Available data:
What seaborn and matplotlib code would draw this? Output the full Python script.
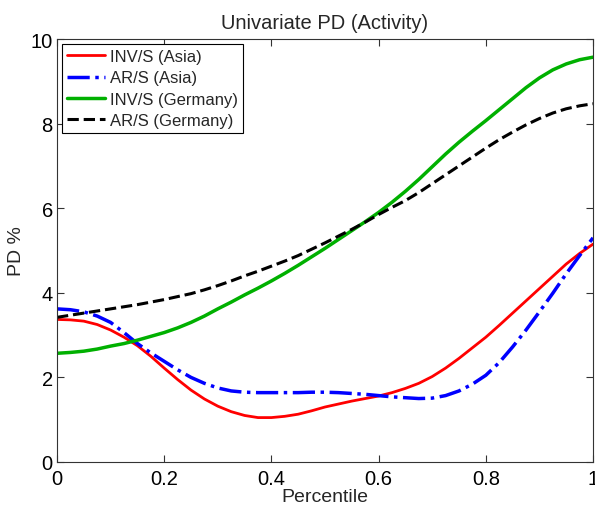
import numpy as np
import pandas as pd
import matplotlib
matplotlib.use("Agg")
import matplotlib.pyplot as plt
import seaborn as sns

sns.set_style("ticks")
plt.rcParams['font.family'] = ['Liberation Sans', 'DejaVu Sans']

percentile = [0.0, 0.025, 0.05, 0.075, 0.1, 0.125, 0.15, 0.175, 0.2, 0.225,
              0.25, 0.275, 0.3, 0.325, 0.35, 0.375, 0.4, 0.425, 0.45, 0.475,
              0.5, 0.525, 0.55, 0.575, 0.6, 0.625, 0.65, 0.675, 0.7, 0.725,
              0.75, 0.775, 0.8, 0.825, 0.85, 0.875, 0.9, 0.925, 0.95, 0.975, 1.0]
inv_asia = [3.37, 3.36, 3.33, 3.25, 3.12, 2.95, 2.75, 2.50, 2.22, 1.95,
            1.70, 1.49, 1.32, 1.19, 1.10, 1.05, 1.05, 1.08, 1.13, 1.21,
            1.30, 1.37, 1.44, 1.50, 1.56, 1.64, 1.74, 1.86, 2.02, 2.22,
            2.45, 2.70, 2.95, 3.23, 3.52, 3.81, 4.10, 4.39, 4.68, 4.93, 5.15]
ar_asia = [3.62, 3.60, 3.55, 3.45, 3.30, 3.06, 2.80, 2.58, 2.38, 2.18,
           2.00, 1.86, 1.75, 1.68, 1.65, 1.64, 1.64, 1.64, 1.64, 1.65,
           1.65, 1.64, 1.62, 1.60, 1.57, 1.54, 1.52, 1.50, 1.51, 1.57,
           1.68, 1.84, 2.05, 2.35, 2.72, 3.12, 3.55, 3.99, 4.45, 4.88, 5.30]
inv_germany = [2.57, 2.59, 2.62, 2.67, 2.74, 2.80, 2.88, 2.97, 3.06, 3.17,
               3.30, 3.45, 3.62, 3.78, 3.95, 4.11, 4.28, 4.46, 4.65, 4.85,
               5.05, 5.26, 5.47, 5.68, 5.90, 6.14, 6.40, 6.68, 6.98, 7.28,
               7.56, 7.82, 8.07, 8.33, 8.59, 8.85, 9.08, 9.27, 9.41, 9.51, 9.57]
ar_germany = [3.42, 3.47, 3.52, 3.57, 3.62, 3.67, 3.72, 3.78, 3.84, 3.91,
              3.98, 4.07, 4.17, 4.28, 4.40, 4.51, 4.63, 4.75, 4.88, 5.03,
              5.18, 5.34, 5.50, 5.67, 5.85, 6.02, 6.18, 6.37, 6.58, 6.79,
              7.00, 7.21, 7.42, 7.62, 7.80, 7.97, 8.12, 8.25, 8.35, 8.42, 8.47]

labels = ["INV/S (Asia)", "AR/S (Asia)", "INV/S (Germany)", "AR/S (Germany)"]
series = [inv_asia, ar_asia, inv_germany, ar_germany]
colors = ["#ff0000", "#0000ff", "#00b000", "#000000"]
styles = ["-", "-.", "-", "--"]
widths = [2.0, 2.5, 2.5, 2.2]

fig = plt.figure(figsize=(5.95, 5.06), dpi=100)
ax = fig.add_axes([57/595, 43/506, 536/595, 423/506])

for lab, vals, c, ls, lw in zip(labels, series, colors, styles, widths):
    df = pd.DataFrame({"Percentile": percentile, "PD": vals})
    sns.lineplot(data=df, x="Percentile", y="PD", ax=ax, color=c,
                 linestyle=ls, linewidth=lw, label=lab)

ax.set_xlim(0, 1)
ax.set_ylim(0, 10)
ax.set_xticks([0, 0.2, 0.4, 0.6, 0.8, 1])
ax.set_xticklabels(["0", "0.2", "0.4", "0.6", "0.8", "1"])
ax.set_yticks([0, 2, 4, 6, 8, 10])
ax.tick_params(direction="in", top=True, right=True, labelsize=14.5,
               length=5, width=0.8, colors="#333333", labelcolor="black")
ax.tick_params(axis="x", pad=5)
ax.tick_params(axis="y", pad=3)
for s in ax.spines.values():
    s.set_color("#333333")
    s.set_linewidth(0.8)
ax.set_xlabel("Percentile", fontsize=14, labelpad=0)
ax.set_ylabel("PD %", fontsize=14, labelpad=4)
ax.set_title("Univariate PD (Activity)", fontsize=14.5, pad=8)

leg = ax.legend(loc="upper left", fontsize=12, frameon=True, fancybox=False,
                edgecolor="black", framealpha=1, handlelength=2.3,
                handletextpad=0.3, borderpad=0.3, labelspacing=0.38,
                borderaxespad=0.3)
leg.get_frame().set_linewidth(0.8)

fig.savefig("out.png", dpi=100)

What to do: From the first line of the material down to the line containing "ax = fig.add_axes([57/595, 43/506, 536/595, 423/506])", inclusive, return each line exactly, skipping any picture.

Correct result:
What seaborn and matplotlib code would draw this? Output the full Python script.
import numpy as np
import pandas as pd
import matplotlib
matplotlib.use("Agg")
import matplotlib.pyplot as plt
import seaborn as sns

sns.set_style("ticks")
plt.rcParams['font.family'] = ['Liberation Sans', 'DejaVu Sans']

percentile = [0.0, 0.025, 0.05, 0.075, 0.1, 0.125, 0.15, 0.175, 0.2, 0.225,
              0.25, 0.275, 0.3, 0.325, 0.35, 0.375, 0.4, 0.425, 0.45, 0.475,
              0.5, 0.525, 0.55, 0.575, 0.6, 0.625, 0.65, 0.675, 0.7, 0.725,
              0.75, 0.775, 0.8, 0.825, 0.85, 0.875, 0.9, 0.925, 0.95, 0.975, 1.0]
inv_asia = [3.37, 3.36, 3.33, 3.25, 3.12, 2.95, 2.75, 2.50, 2.22, 1.95,
            1.70, 1.49, 1.32, 1.19, 1.10, 1.05, 1.05, 1.08, 1.13, 1.21,
            1.30, 1.37, 1.44, 1.50, 1.56, 1.64, 1.74, 1.86, 2.02, 2.22,
            2.45, 2.70, 2.95, 3.23, 3.52, 3.81, 4.10, 4.39, 4.68, 4.93, 5.15]
ar_asia = [3.62, 3.60, 3.55, 3.45, 3.30, 3.06, 2.80, 2.58, 2.38, 2.18,
           2.00, 1.86, 1.75, 1.68, 1.65, 1.64, 1.64, 1.64, 1.64, 1.65,
           1.65, 1.64, 1.62, 1.60, 1.57, 1.54, 1.52, 1.50, 1.51, 1.57,
           1.68, 1.84, 2.05, 2.35, 2.72, 3.12, 3.55, 3.99, 4.45, 4.88, 5.30]
inv_germany = [2.57, 2.59, 2.62, 2.67, 2.74, 2.80, 2.88, 2.97, 3.06, 3.17,
               3.30, 3.45, 3.62, 3.78, 3.95, 4.11, 4.28, 4.46, 4.65, 4.85,
               5.05, 5.26, 5.47, 5.68, 5.90, 6.14, 6.40, 6.68, 6.98, 7.28,
               7.56, 7.82, 8.07, 8.33, 8.59, 8.85, 9.08, 9.27, 9.41, 9.51, 9.57]
ar_germany = [3.42, 3.47, 3.52, 3.57, 3.62, 3.67, 3.72, 3.78, 3.84, 3.91,
              3.98, 4.07, 4.17, 4.28, 4.40, 4.51, 4.63, 4.75, 4.88, 5.03,
              5.18, 5.34, 5.50, 5.67, 5.85, 6.02, 6.18, 6.37, 6.58, 6.79,
              7.00, 7.21, 7.42, 7.62, 7.80, 7.97, 8.12, 8.25, 8.35, 8.42, 8.47]

labels = ["INV/S (Asia)", "AR/S (Asia)", "INV/S (Germany)", "AR/S (Germany)"]
series = [inv_asia, ar_asia, inv_germany, ar_germany]
colors = ["#ff0000", "#0000ff", "#00b000", "#000000"]
styles = ["-", "-.", "-", "--"]
widths = [2.0, 2.5, 2.5, 2.2]

fig = plt.figure(figsize=(5.95, 5.06), dpi=100)
ax = fig.add_axes([57/595, 43/506, 536/595, 423/506])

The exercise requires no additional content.